# [YOUR OBJECTIVE]
Copy the listing below in full and skip every picture.

◇ ◇ ◇ ◇ ◇ ◇ ◇

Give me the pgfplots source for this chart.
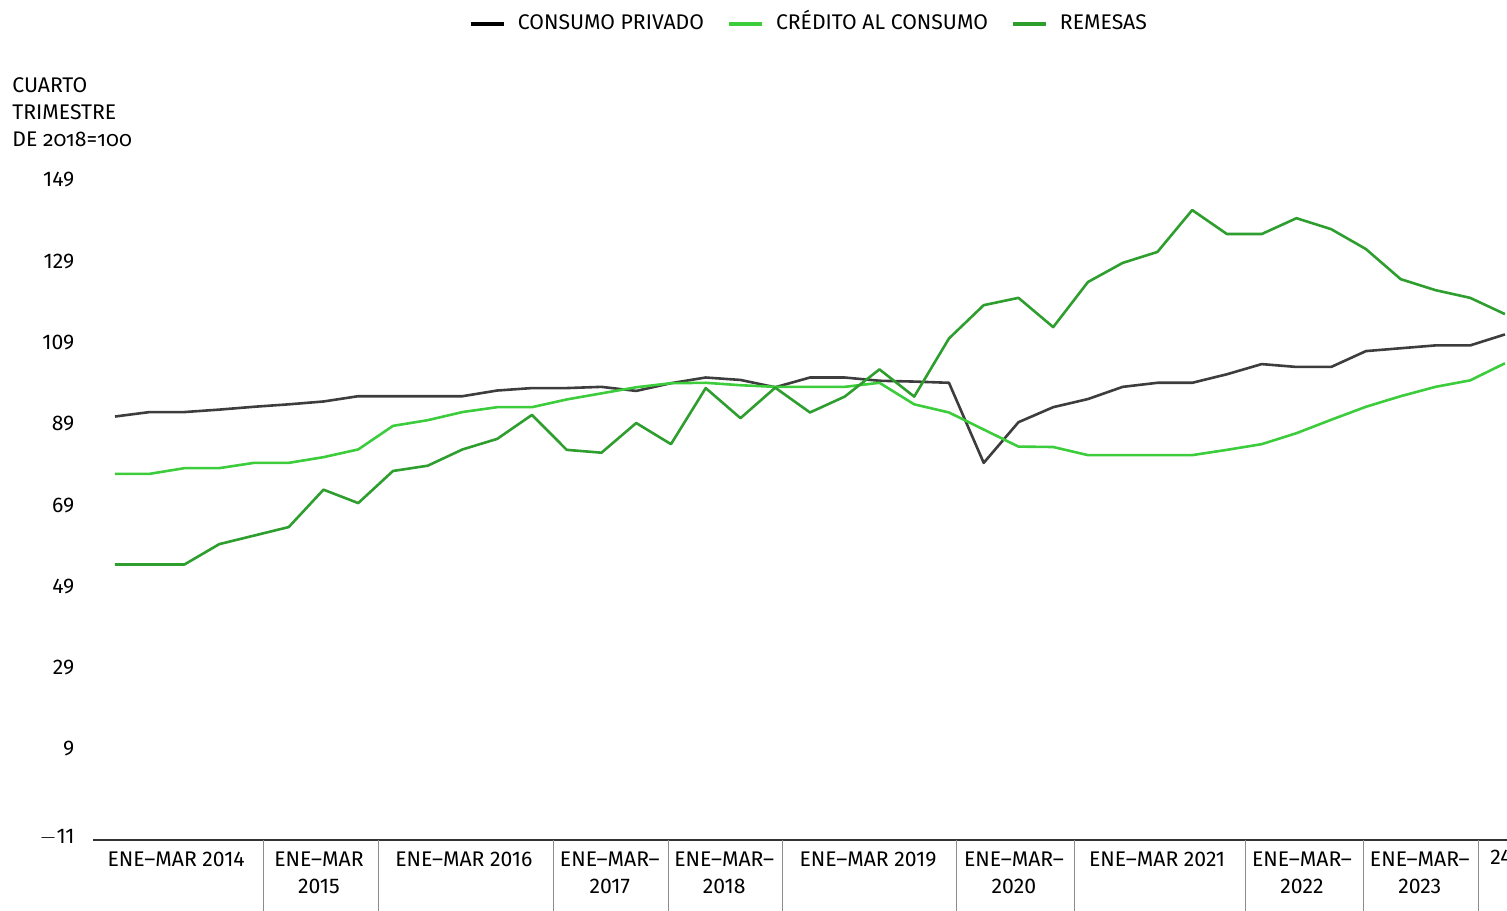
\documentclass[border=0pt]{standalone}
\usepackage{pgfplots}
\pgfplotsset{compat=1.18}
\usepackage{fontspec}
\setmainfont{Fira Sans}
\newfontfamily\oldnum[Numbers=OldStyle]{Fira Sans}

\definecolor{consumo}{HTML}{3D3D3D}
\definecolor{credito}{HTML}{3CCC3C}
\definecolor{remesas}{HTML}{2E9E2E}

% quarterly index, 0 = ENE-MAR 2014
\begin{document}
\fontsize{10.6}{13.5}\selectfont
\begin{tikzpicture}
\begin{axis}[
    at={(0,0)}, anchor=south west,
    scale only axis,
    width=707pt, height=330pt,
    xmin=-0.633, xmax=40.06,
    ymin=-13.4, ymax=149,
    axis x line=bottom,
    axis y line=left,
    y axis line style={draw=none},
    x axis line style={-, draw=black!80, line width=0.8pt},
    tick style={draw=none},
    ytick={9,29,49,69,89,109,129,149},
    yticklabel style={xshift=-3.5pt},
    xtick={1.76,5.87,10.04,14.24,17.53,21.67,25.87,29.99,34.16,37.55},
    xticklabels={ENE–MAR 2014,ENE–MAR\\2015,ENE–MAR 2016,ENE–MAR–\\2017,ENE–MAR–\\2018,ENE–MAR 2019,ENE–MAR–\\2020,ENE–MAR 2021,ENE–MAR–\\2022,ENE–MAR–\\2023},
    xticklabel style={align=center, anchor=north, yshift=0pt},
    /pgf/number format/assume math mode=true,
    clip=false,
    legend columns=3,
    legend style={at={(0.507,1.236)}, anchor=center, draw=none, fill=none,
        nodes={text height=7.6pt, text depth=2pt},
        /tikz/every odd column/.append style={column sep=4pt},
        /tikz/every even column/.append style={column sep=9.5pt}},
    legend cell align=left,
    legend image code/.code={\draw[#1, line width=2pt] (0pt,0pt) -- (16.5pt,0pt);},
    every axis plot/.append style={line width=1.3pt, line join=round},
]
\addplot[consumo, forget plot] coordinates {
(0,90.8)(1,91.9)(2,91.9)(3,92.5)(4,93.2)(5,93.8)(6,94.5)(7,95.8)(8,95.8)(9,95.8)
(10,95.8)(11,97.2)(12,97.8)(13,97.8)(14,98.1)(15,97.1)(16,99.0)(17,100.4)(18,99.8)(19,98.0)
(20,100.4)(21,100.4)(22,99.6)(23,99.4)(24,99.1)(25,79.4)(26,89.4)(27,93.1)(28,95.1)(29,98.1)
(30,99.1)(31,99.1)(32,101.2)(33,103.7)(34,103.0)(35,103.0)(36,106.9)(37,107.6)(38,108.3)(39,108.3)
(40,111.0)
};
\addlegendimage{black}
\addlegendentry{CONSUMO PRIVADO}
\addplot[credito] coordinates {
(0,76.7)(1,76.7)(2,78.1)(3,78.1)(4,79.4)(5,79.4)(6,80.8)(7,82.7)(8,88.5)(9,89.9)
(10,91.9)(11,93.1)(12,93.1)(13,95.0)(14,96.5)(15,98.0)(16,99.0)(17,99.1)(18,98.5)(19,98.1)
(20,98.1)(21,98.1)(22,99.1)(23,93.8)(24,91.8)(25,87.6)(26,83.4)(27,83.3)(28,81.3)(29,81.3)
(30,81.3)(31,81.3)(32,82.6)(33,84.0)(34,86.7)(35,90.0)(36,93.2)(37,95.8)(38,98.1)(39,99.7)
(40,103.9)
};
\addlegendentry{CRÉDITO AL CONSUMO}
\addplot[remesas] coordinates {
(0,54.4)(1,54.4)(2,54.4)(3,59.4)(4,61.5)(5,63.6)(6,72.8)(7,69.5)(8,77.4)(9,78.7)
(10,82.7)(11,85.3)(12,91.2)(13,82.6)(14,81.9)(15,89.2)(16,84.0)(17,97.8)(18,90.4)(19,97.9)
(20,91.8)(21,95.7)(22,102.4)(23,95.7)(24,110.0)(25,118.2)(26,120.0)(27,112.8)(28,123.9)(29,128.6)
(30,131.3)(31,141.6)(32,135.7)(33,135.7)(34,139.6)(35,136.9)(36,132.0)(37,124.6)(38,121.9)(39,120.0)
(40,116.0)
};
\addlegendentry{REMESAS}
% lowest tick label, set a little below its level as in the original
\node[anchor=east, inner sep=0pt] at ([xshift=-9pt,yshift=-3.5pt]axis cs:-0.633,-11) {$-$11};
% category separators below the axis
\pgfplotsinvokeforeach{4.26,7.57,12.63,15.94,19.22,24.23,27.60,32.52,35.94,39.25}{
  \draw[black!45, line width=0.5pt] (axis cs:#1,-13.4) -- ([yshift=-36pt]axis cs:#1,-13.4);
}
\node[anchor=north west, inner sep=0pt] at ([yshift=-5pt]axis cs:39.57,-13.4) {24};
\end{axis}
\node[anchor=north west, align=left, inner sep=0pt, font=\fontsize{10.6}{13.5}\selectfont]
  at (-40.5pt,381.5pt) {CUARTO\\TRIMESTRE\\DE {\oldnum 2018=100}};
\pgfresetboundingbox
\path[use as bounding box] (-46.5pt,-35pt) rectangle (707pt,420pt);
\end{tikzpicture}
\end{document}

◇ ◇ ◇ ◇ ◇ ◇ ◇

# [SOLUTION FOR THIS TASK]
Give me the pgfplots source for this chart.
\documentclass[border=0pt]{standalone}
\usepackage{pgfplots}
\pgfplotsset{compat=1.18}
\usepackage{fontspec}
\setmainfont{Fira Sans}
\newfontfamily\oldnum[Numbers=OldStyle]{Fira Sans}

\definecolor{consumo}{HTML}{3D3D3D}
\definecolor{credito}{HTML}{3CCC3C}
\definecolor{remesas}{HTML}{2E9E2E}

% quarterly index, 0 = ENE-MAR 2014
\begin{document}
\fontsize{10.6}{13.5}\selectfont
\begin{tikzpicture}
\begin{axis}[
    at={(0,0)}, anchor=south west,
    scale only axis,
    width=707pt, height=330pt,
    xmin=-0.633, xmax=40.06,
    ymin=-13.4, ymax=149,
    axis x line=bottom,
    axis y line=left,
    y axis line style={draw=none},
    x axis line style={-, draw=black!80, line width=0.8pt},
    tick style={draw=none},
    ytick={9,29,49,69,89,109,129,149},
    yticklabel style={xshift=-3.5pt},
    xtick={1.76,5.87,10.04,14.24,17.53,21.67,25.87,29.99,34.16,37.55},
    xticklabels={ENE–MAR 2014,ENE–MAR\\2015,ENE–MAR 2016,ENE–MAR–\\2017,ENE–MAR–\\2018,ENE–MAR 2019,ENE–MAR–\\2020,ENE–MAR 2021,ENE–MAR–\\2022,ENE–MAR–\\2023},
    xticklabel style={align=center, anchor=north, yshift=0pt},
    /pgf/number format/assume math mode=true,
    clip=false,
    legend columns=3,
    legend style={at={(0.507,1.236)}, anchor=center, draw=none, fill=none,
        nodes={text height=7.6pt, text depth=2pt},
        /tikz/every odd column/.append style={column sep=4pt},
        /tikz/every even column/.append style={column sep=9.5pt}},
    legend cell align=left,
    legend image code/.code={\draw[#1, line width=2pt] (0pt,0pt) -- (16.5pt,0pt);},
    every axis plot/.append style={line width=1.3pt, line join=round},
]
\addplot[consumo, forget plot] coordinates {
(0,90.8)(1,91.9)(2,91.9)(3,92.5)(4,93.2)(5,93.8)(6,94.5)(7,95.8)(8,95.8)(9,95.8)
(10,95.8)(11,97.2)(12,97.8)(13,97.8)(14,98.1)(15,97.1)(16,99.0)(17,100.4)(18,99.8)(19,98.0)
(20,100.4)(21,100.4)(22,99.6)(23,99.4)(24,99.1)(25,79.4)(26,89.4)(27,93.1)(28,95.1)(29,98.1)
(30,99.1)(31,99.1)(32,101.2)(33,103.7)(34,103.0)(35,103.0)(36,106.9)(37,107.6)(38,108.3)(39,108.3)
(40,111.0)
};
\addlegendimage{black}
\addlegendentry{CONSUMO PRIVADO}
\addplot[credito] coordinates {
(0,76.7)(1,76.7)(2,78.1)(3,78.1)(4,79.4)(5,79.4)(6,80.8)(7,82.7)(8,88.5)(9,89.9)
(10,91.9)(11,93.1)(12,93.1)(13,95.0)(14,96.5)(15,98.0)(16,99.0)(17,99.1)(18,98.5)(19,98.1)
(20,98.1)(21,98.1)(22,99.1)(23,93.8)(24,91.8)(25,87.6)(26,83.4)(27,83.3)(28,81.3)(29,81.3)
(30,81.3)(31,81.3)(32,82.6)(33,84.0)(34,86.7)(35,90.0)(36,93.2)(37,95.8)(38,98.1)(39,99.7)
(40,103.9)
};
\addlegendentry{CRÉDITO AL CONSUMO}
\addplot[remesas] coordinates {
(0,54.4)(1,54.4)(2,54.4)(3,59.4)(4,61.5)(5,63.6)(6,72.8)(7,69.5)(8,77.4)(9,78.7)
(10,82.7)(11,85.3)(12,91.2)(13,82.6)(14,81.9)(15,89.2)(16,84.0)(17,97.8)(18,90.4)(19,97.9)
(20,91.8)(21,95.7)(22,102.4)(23,95.7)(24,110.0)(25,118.2)(26,120.0)(27,112.8)(28,123.9)(29,128.6)
(30,131.3)(31,141.6)(32,135.7)(33,135.7)(34,139.6)(35,136.9)(36,132.0)(37,124.6)(38,121.9)(39,120.0)
(40,116.0)
};
\addlegendentry{REMESAS}
% lowest tick label, set a little below its level as in the original
\node[anchor=east, inner sep=0pt] at ([xshift=-9pt,yshift=-3.5pt]axis cs:-0.633,-11) {$-$11};
% category separators below the axis
\pgfplotsinvokeforeach{4.26,7.57,12.63,15.94,19.22,24.23,27.60,32.52,35.94,39.25}{
  \draw[black!45, line width=0.5pt] (axis cs:#1,-13.4) -- ([yshift=-36pt]axis cs:#1,-13.4);
}
\node[anchor=north west, inner sep=0pt] at ([yshift=-5pt]axis cs:39.57,-13.4) {24};
\end{axis}
\node[anchor=north west, align=left, inner sep=0pt, font=\fontsize{10.6}{13.5}\selectfont]
  at (-40.5pt,381.5pt) {CUARTO\\TRIMESTRE\\DE {\oldnum 2018=100}};
\pgfresetboundingbox
\path[use as bounding box] (-46.5pt,-35pt) rectangle (707pt,420pt);
\end{tikzpicture}
\end{document}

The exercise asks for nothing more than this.